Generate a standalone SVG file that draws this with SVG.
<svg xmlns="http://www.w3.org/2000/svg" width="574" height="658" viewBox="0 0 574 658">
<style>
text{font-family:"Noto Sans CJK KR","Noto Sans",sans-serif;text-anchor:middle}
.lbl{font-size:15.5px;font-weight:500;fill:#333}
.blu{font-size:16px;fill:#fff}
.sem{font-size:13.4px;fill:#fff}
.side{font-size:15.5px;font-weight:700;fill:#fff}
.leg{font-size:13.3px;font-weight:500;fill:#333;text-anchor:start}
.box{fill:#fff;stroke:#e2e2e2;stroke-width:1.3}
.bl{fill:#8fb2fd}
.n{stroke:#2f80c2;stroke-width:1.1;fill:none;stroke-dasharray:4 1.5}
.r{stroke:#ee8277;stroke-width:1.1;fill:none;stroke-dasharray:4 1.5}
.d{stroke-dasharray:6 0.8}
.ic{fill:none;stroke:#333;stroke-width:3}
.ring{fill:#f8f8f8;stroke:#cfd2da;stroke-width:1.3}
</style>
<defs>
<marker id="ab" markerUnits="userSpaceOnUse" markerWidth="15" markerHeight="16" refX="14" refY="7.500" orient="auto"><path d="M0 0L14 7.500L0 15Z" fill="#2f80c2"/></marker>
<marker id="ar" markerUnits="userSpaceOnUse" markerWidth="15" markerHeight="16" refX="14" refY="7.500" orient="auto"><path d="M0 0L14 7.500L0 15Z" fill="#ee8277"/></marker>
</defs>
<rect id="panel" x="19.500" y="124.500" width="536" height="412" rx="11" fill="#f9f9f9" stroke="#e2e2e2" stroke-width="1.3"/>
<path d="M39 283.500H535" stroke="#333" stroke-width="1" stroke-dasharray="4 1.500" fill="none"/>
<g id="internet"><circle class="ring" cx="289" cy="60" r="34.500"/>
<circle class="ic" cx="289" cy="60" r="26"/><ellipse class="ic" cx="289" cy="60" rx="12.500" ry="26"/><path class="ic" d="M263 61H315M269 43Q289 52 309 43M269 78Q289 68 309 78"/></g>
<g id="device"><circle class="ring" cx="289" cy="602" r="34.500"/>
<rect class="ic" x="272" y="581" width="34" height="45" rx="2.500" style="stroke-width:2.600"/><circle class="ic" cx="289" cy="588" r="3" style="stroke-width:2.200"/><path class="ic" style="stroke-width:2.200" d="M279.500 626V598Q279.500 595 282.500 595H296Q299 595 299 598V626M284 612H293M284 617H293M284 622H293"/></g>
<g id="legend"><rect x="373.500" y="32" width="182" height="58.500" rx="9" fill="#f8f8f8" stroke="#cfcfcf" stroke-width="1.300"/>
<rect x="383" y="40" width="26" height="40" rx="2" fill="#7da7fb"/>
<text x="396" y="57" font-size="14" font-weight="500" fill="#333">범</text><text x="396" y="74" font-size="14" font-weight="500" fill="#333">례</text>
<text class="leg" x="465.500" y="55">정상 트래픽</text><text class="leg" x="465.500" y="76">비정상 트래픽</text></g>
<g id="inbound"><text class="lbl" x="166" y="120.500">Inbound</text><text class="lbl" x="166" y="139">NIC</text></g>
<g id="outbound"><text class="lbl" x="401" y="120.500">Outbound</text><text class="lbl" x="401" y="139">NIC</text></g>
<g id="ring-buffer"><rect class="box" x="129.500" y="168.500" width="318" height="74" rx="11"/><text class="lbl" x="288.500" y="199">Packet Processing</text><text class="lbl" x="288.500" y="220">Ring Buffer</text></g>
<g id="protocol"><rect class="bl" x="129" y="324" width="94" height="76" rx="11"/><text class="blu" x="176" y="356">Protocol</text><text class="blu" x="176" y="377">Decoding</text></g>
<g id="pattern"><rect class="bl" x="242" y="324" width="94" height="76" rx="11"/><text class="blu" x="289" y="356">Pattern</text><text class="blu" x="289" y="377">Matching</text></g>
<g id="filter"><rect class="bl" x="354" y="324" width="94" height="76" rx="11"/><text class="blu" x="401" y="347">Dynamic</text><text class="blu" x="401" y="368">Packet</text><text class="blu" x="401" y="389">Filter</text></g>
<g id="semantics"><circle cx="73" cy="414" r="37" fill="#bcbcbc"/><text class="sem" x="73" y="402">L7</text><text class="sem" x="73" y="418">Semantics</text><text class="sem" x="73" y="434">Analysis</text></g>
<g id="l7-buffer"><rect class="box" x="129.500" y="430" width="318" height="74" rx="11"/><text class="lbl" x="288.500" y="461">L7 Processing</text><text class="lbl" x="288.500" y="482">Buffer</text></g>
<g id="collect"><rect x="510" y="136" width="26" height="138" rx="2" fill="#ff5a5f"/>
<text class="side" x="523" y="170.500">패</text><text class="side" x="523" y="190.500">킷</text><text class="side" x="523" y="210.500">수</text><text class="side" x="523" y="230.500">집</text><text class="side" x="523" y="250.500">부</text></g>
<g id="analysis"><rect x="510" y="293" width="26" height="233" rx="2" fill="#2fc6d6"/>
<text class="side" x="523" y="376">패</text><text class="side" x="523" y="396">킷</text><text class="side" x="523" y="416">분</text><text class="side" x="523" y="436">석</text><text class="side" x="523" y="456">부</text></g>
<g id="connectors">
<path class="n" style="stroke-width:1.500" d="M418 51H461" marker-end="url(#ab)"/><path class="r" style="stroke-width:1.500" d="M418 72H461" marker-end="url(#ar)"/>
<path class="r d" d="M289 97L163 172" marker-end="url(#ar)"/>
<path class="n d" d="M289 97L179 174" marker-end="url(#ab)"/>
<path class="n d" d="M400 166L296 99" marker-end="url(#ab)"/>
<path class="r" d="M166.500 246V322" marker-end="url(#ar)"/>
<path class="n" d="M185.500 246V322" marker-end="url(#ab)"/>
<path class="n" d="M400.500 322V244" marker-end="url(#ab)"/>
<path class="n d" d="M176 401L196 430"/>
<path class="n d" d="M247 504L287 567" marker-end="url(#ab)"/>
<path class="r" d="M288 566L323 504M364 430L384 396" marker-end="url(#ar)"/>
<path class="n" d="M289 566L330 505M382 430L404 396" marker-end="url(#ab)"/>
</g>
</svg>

### Work required
Quote every line of the data, word for word.

### Finished answer
Generate a standalone SVG file that draws this with SVG.
<svg xmlns="http://www.w3.org/2000/svg" width="574" height="658" viewBox="0 0 574 658">
<style>
text{font-family:"Noto Sans CJK KR","Noto Sans",sans-serif;text-anchor:middle}
.lbl{font-size:15.5px;font-weight:500;fill:#333}
.blu{font-size:16px;fill:#fff}
.sem{font-size:13.4px;fill:#fff}
.side{font-size:15.5px;font-weight:700;fill:#fff}
.leg{font-size:13.3px;font-weight:500;fill:#333;text-anchor:start}
.box{fill:#fff;stroke:#e2e2e2;stroke-width:1.3}
.bl{fill:#8fb2fd}
.n{stroke:#2f80c2;stroke-width:1.1;fill:none;stroke-dasharray:4 1.5}
.r{stroke:#ee8277;stroke-width:1.1;fill:none;stroke-dasharray:4 1.5}
.d{stroke-dasharray:6 0.8}
.ic{fill:none;stroke:#333;stroke-width:3}
.ring{fill:#f8f8f8;stroke:#cfd2da;stroke-width:1.3}
</style>
<defs>
<marker id="ab" markerUnits="userSpaceOnUse" markerWidth="15" markerHeight="16" refX="14" refY="7.500" orient="auto"><path d="M0 0L14 7.500L0 15Z" fill="#2f80c2"/></marker>
<marker id="ar" markerUnits="userSpaceOnUse" markerWidth="15" markerHeight="16" refX="14" refY="7.500" orient="auto"><path d="M0 0L14 7.500L0 15Z" fill="#ee8277"/></marker>
</defs>
<rect id="panel" x="19.500" y="124.500" width="536" height="412" rx="11" fill="#f9f9f9" stroke="#e2e2e2" stroke-width="1.3"/>
<path d="M39 283.500H535" stroke="#333" stroke-width="1" stroke-dasharray="4 1.500" fill="none"/>
<g id="internet"><circle class="ring" cx="289" cy="60" r="34.500"/>
<circle class="ic" cx="289" cy="60" r="26"/><ellipse class="ic" cx="289" cy="60" rx="12.500" ry="26"/><path class="ic" d="M263 61H315M269 43Q289 52 309 43M269 78Q289 68 309 78"/></g>
<g id="device"><circle class="ring" cx="289" cy="602" r="34.500"/>
<rect class="ic" x="272" y="581" width="34" height="45" rx="2.500" style="stroke-width:2.600"/><circle class="ic" cx="289" cy="588" r="3" style="stroke-width:2.200"/><path class="ic" style="stroke-width:2.200" d="M279.500 626V598Q279.500 595 282.500 595H296Q299 595 299 598V626M284 612H293M284 617H293M284 622H293"/></g>
<g id="legend"><rect x="373.500" y="32" width="182" height="58.500" rx="9" fill="#f8f8f8" stroke="#cfcfcf" stroke-width="1.300"/>
<rect x="383" y="40" width="26" height="40" rx="2" fill="#7da7fb"/>
<text x="396" y="57" font-size="14" font-weight="500" fill="#333">범</text><text x="396" y="74" font-size="14" font-weight="500" fill="#333">례</text>
<text class="leg" x="465.500" y="55">정상 트래픽</text><text class="leg" x="465.500" y="76">비정상 트래픽</text></g>
<g id="inbound"><text class="lbl" x="166" y="120.500">Inbound</text><text class="lbl" x="166" y="139">NIC</text></g>
<g id="outbound"><text class="lbl" x="401" y="120.500">Outbound</text><text class="lbl" x="401" y="139">NIC</text></g>
<g id="ring-buffer"><rect class="box" x="129.500" y="168.500" width="318" height="74" rx="11"/><text class="lbl" x="288.500" y="199">Packet Processing</text><text class="lbl" x="288.500" y="220">Ring Buffer</text></g>
<g id="protocol"><rect class="bl" x="129" y="324" width="94" height="76" rx="11"/><text class="blu" x="176" y="356">Protocol</text><text class="blu" x="176" y="377">Decoding</text></g>
<g id="pattern"><rect class="bl" x="242" y="324" width="94" height="76" rx="11"/><text class="blu" x="289" y="356">Pattern</text><text class="blu" x="289" y="377">Matching</text></g>
<g id="filter"><rect class="bl" x="354" y="324" width="94" height="76" rx="11"/><text class="blu" x="401" y="347">Dynamic</text><text class="blu" x="401" y="368">Packet</text><text class="blu" x="401" y="389">Filter</text></g>
<g id="semantics"><circle cx="73" cy="414" r="37" fill="#bcbcbc"/><text class="sem" x="73" y="402">L7</text><text class="sem" x="73" y="418">Semantics</text><text class="sem" x="73" y="434">Analysis</text></g>
<g id="l7-buffer"><rect class="box" x="129.500" y="430" width="318" height="74" rx="11"/><text class="lbl" x="288.500" y="461">L7 Processing</text><text class="lbl" x="288.500" y="482">Buffer</text></g>
<g id="collect"><rect x="510" y="136" width="26" height="138" rx="2" fill="#ff5a5f"/>
<text class="side" x="523" y="170.500">패</text><text class="side" x="523" y="190.500">킷</text><text class="side" x="523" y="210.500">수</text><text class="side" x="523" y="230.500">집</text><text class="side" x="523" y="250.500">부</text></g>
<g id="analysis"><rect x="510" y="293" width="26" height="233" rx="2" fill="#2fc6d6"/>
<text class="side" x="523" y="376">패</text><text class="side" x="523" y="396">킷</text><text class="side" x="523" y="416">분</text><text class="side" x="523" y="436">석</text><text class="side" x="523" y="456">부</text></g>
<g id="connectors">
<path class="n" style="stroke-width:1.500" d="M418 51H461" marker-end="url(#ab)"/><path class="r" style="stroke-width:1.500" d="M418 72H461" marker-end="url(#ar)"/>
<path class="r d" d="M289 97L163 172" marker-end="url(#ar)"/>
<path class="n d" d="M289 97L179 174" marker-end="url(#ab)"/>
<path class="n d" d="M400 166L296 99" marker-end="url(#ab)"/>
<path class="r" d="M166.500 246V322" marker-end="url(#ar)"/>
<path class="n" d="M185.500 246V322" marker-end="url(#ab)"/>
<path class="n" d="M400.500 322V244" marker-end="url(#ab)"/>
<path class="n d" d="M176 401L196 430"/>
<path class="n d" d="M247 504L287 567" marker-end="url(#ab)"/>
<path class="r" d="M288 566L323 504M364 430L384 396" marker-end="url(#ar)"/>
<path class="n" d="M289 566L330 505M382 430L404 396" marker-end="url(#ab)"/>
</g>
</svg>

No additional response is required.